Die Vertragsverhältnisse in den europäischen Institutionen reichen vom Praktikum über Zeitarbeitskräfte bis hin zum fixen Beamtenjob. Bezahlt wird in der EU nach 16 Besoldungsgruppen. Das monatliche Einstiegsgehalt eines Hochschulabsolventen beträgt rund 4200 Euro netto - 12 Mal im Jahr. Dazu kommen diverse Familienzulagen für Haushalt, Kinder und Kinderbetreuung.
Liebe auf zweiten Blick
Wen es jedoch nur wegen der Marie und der üppigen Buffets in die EU-Metropole verschlägt, der wird bald sein blaues Wunder erleben: "Auf der Karriereleiter nach oben kommt meist nur, wer mit Fachwissen und guten Netzwerken punkten kann", erzählt die EU-Mitarbeiterin Martina S. "Leute treffen und der regelmäßige Besuch von Abendveranstaltungen sind ein Muss", betont sie.
Ebenso dürfe niemand erwarten, nach zwei Jahren an eine EU-Stelle in Wien zurückkehren zu können.
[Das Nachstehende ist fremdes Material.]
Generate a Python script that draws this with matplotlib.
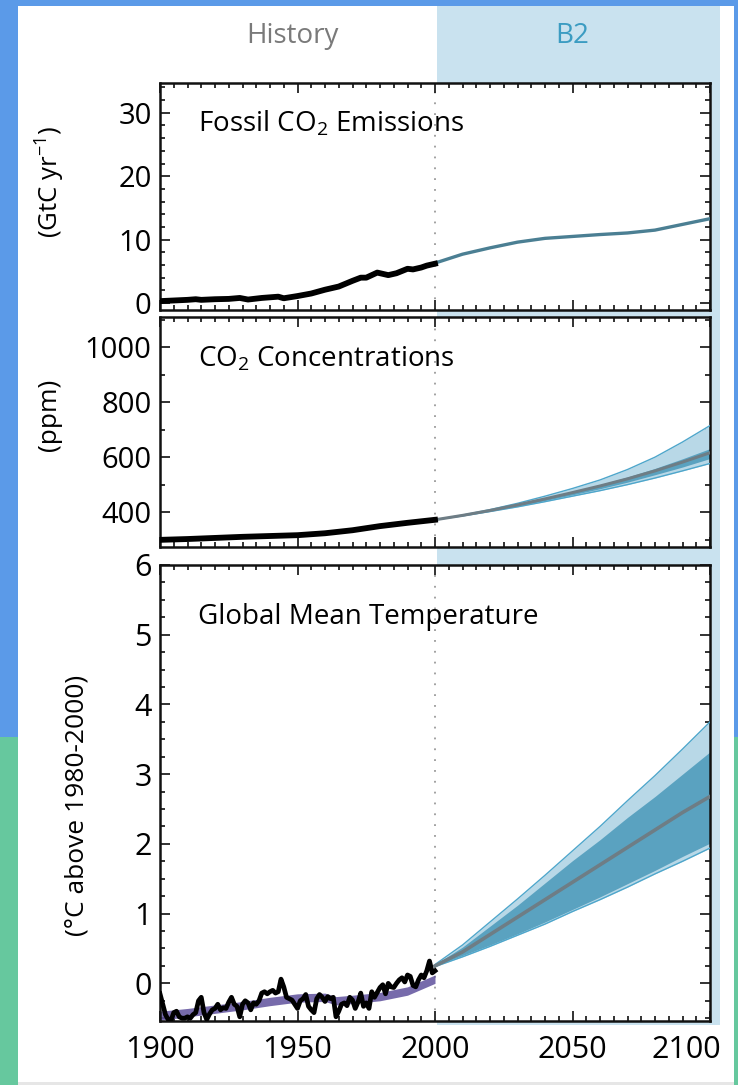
import numpy as np
import matplotlib
matplotlib.use("Agg")
import matplotlib.pyplot as plt
from matplotlib.patches import Rectangle
from matplotlib.ticker import MultipleLocator
from matplotlib.transforms import ScaledTranslation

plt.rcParams['font.family'] = ['Open Sans', 'DejaVu Sans']
plt.rcParams['mathtext.fontset'] = 'custom'
plt.rcParams['mathtext.rm'] = 'Open Sans'
plt.rcParams['mathtext.it'] = 'Open Sans'

# ---- data ----
# fossil CO2 emissions, history (GtC/yr)
em_hist_years = [1900, 1905, 1910, 1913, 1915, 1920, 1925, 1929, 1932, 1937, 1940, 1943,
                 1945, 1950, 1955, 1960, 1965, 1970, 1973, 1975, 1979, 1983, 1986, 1990,
                 1992, 1995, 1997, 2000]
em_hist = [0.3, 0.4, 0.5, 0.6, 0.5, 0.6, 0.65, 0.8, 0.55, 0.8, 0.9, 1.0,
           0.75, 1.1, 1.5, 2.1, 2.6, 3.5, 4.0, 4.0, 4.8, 4.4, 4.7, 5.4,
           5.3, 5.6, 5.9, 6.2]

# scenario years
b2_years = [2000, 2010, 2020, 2030, 2040, 2050, 2060, 2070, 2080, 2090, 2100]
em_b2 = [6.3, 7.7, 8.7, 9.6, 10.2, 10.5, 10.8, 11.05, 11.5, 12.4, 13.3]

# CO2 concentrations (ppm)
co2_hist_years = [1900, 1910, 1920, 1930, 1940, 1950, 1960, 1970, 1980, 1990, 2000]
co2_hist = [299, 302, 306, 310, 313, 316, 323, 334, 349, 361, 372]
co2_mid = [372, 388, 406, 426, 448, 471, 495, 521, 550, 582, 616]
co2_out_hi = [372, 389, 409, 432, 458, 486, 517, 555, 600, 655, 715]
co2_in_hi = [372, 388, 407, 428, 451, 475, 500, 528, 559, 594, 631]
co2_in_lo = [372, 387, 404, 422, 442, 463, 485, 509, 536, 564, 595]
co2_out_lo = [372, 386, 402, 419, 438, 458, 478, 500, 524, 550, 577]

# global mean temperature (deg C above 1980-2000)
t_hist_years = list(range(1900, 2001))
t_hist = [-0.15, -0.30, -0.45, -0.52, -0.53, -0.42, -0.40, -0.48, -0.50, -0.50,
          -0.48, -0.50, -0.45, -0.42, -0.25, -0.20, -0.42, -0.52, -0.44, -0.38,
          -0.36, -0.30, -0.38, -0.35, -0.36, -0.27, -0.20, -0.30, -0.33, -0.48,
          -0.30, -0.25, -0.28, -0.38, -0.28, -0.30, -0.25, -0.14, -0.12, -0.15,
          -0.12, -0.10, -0.14, -0.12, 0.06, -0.05, -0.20, -0.22, -0.24, -0.30,
          -0.36, -0.25, -0.22, -0.16, -0.33, -0.38, -0.42, -0.22, -0.16, -0.20,
          -0.26, -0.19, -0.22, -0.20, -0.48, -0.40, -0.30, -0.28, -0.32, -0.20,
          -0.24, -0.36, -0.27, -0.14, -0.33, -0.28, -0.36, -0.12, -0.20, -0.13,
          -0.06, -0.02, -0.15, 0.00, -0.05, -0.06, 0.00, 0.05, 0.08, 0.02,
          0.12, 0.10, -0.03, -0.05, 0.05, 0.12, 0.08, 0.18, 0.32, 0.15,
          0.18]
# simulated history band (purple)
sim_years = [1900, 1910, 1920, 1930, 1940, 1950, 1960, 1964, 1970, 1980, 1990, 2000]
sim_lo = [-0.53, -0.48, -0.43, -0.38, -0.32, -0.27, -0.26, -0.31, -0.29, -0.25, -0.17, 0.00]
sim_hi = [-0.40, -0.36, -0.31, -0.26, -0.20, -0.15, -0.14, -0.19, -0.17, -0.13, -0.05, 0.12]

t_mid = [0.25, 0.45, 0.70, 0.95, 1.20, 1.45, 1.70, 1.95, 2.20, 2.45, 2.68]
t_out_hi = [0.27, 0.55, 0.88, 1.21, 1.55, 1.90, 2.25, 2.62, 2.98, 3.36, 3.75]
t_in_hi = [0.27, 0.52, 0.82, 1.12, 1.44, 1.76, 2.06, 2.38, 2.68, 3.00, 3.32]
t_in_lo = [0.25, 0.40, 0.55, 0.71, 0.88, 1.06, 1.24, 1.43, 1.62, 1.82, 2.01]
t_out_lo = [0.24, 0.38, 0.53, 0.69, 0.85, 1.03, 1.20, 1.38, 1.57, 1.75, 1.94]

# ---- colours ----
frame_blue = '#5b9ae8'
frame_green = '#66c89e'
b2_bg = '#c9e2ef'
light_band = '#b8d8e7'
band_edge = '#4ea6cb'
dark_band = '#5aa2c0'
mid_grey = '#6e7d85'
em_line = '#4b7f93'
purple = '#5f519c'

W, H = 738, 1085
fig = plt.figure(figsize=(W / 100, H / 100), dpi=100)
fig.patch.set_facecolor('white')


def px_rect(x0, y0, x1, y1, color):
    fig.patches.append(Rectangle((x0 / W, 1 - y1 / H), (x1 - x0) / W, (y1 - y0) / H,
                                 transform=fig.transFigure, color=color, zorder=-5, lw=0))


# screenshot frame and B2 background
px_rect(0, 0, W, 6, frame_blue)
px_rect(0, 0, 18, 737, frame_blue)
px_rect(0, 737, 18, H, frame_green)
px_rect(734, 0, W, 737, frame_blue)
px_rect(734, 737, W, H, frame_green)
px_rect(18, 1082, 734, H, '#e6e6e6')
px_rect(437, 6, 720, 1025, b2_bg)

fig.text(292 / W, 1 - 36 / H, 'History', ha='center', va='center', fontsize=20, color='#7a7a7a')
fig.text(572 / W, 1 - 36 / H, 'B2', ha='center', va='center', fontsize=20, color='#3b9cc2')


def add_ax(top, bottom):
    return fig.add_axes([160 / W, 1 - bottom / H, 550 / W, (bottom - top) / H])


ax1 = add_ax(83, 310)
ax2 = add_ax(317, 547)
ax3 = add_ax(565, 1021)

for ax in (ax1, ax2, ax3):
    ax.set_facecolor('white')
    ax.set_xlim(1900, 2100)
    ax.xaxis.set_major_locator(MultipleLocator(50))
    ax.xaxis.set_minor_locator(MultipleLocator(5))
    ax.tick_params(which='both', direction='in', top=True, right=True, width=1.3, color='#222222')
    ax.tick_params(which='major', length=7, labelsize=21, pad=6)
    ax.tick_params(which='minor', length=3.5)
    for s in ax.spines.values():
        s.set_linewidth(1.8)
        s.set_color('#111111')
    ax.axvline(2000, color='#9a9a9a', ls=(0, (1, 5)), lw=1.3, zorder=1)

# --- emissions ---
ax1.set_ylim(-1.1, 34.7)
ax1.yaxis.set_major_locator(MultipleLocator(10))
ax1.yaxis.set_minor_locator(MultipleLocator(2))
ax1.plot(b2_years, em_b2, color=em_line, lw=2.4, zorder=3)
ax1.plot(em_hist_years, em_hist, color='black', lw=4.2, zorder=4)
ax1.tick_params(labelbottom=False)
ax1.text(0.069, 0.82, 'Fossil CO$_2$ Emissions', transform=ax1.transAxes, fontsize=20, va='center')

# --- CO2 ---
ax2.set_ylim(273, 1110)
ax2.set_yticks([400, 600, 800, 1000])
ax2.yaxis.set_minor_locator(MultipleLocator(100))
ax2.fill_between(b2_years, co2_out_lo, co2_out_hi, color=light_band, lw=0, zorder=2)
ax2.fill_between(b2_years, co2_in_lo, co2_in_hi, color=dark_band, lw=0, zorder=2)
for s in (co2_out_lo, co2_out_hi):
    ax2.plot(b2_years, s, color=band_edge, lw=1.0, zorder=3)
ax2.plot(b2_years, co2_mid, color=mid_grey, lw=2.2, zorder=3)
ax2.plot(co2_hist_years, co2_hist, color='black', lw=4.2, zorder=4)
ax2.tick_params(labelbottom=False)
ax2.text(0.069, 0.817, 'CO$_2$ Concentrations', transform=ax2.transAxes, fontsize=20, va='center')

# --- temperature ---
ax3.set_ylim(-0.54, 6)
ax3.set_yticks([0, 1, 2, 3, 4, 5, 6])
ax3.yaxis.set_minor_locator(MultipleLocator(0.25))
ax3.fill_between(sim_years, sim_lo, sim_hi, color=purple, lw=0, alpha=0.85, zorder=2)
ax3.fill_between(b2_years, t_out_lo, t_out_hi, color=light_band, lw=0, zorder=2)
ax3.fill_between(b2_years, t_in_lo, t_in_hi, color=dark_band, lw=0, zorder=2)
for s in (t_out_lo, t_out_hi):
    ax3.plot(b2_years, s, color=band_edge, lw=1.0, zorder=3)
ax3.plot(b2_years, t_mid, color=mid_grey, lw=2.6, zorder=3)
ax3.plot(t_hist_years, t_hist, color='black', lw=3.4, zorder=4)
ax3.tick_params(which='major', labelsize=22)
ax3.tick_params(axis='x', which='major', pad=10)
ax3.text(0.069, 0.886, 'Global Mean Temperature', transform=ax3.transAxes, fontsize=20, va='center')
ax3.set_xticks([1900, 1950, 2000, 2050, 2100])
labels = ax3.get_xticklabels()
labels[-1].set_horizontalalignment('right')
labels[-1].set_transform(labels[-1].get_transform() + ScaledTranslation(0.11, 0, fig.dpi_scale_trans))

# y axis titles
fig.text(50 / W, 1 - 182 / H, '(GtC yr$^{-1}$)', rotation=90, ha='center', va='center', fontsize=18.5)
fig.text(50 / W, 1 - 415 / H, '(ppm)', rotation=90, ha='center', va='center', fontsize=19)
fig.text(77 / W, 1 - 805 / H, '(\u00b0C above 1980-2000)', rotation=90, ha='center', va='center', fontsize=19)

fig.savefig('out.png', dpi=100, facecolor=fig.get_facecolor())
Eher muss man auf einen Wechsel zum Europäischen Rechnungshof oder Gerichtshof nach Luxemburg oder zu den EU-Parlamentariern nach Straßburg gefasst sein. Und auf noch etwas sollten künftige EU-Beamte vorbereitet sein: Brüssel kann von der Attraktivität her nicht mit New York oder London mithalten.
Dennoch: "Man muss sich auf die Stadt einlassen und ihr eine zweite Chance geben", weiß Martina S. aus eigener Erfahrung.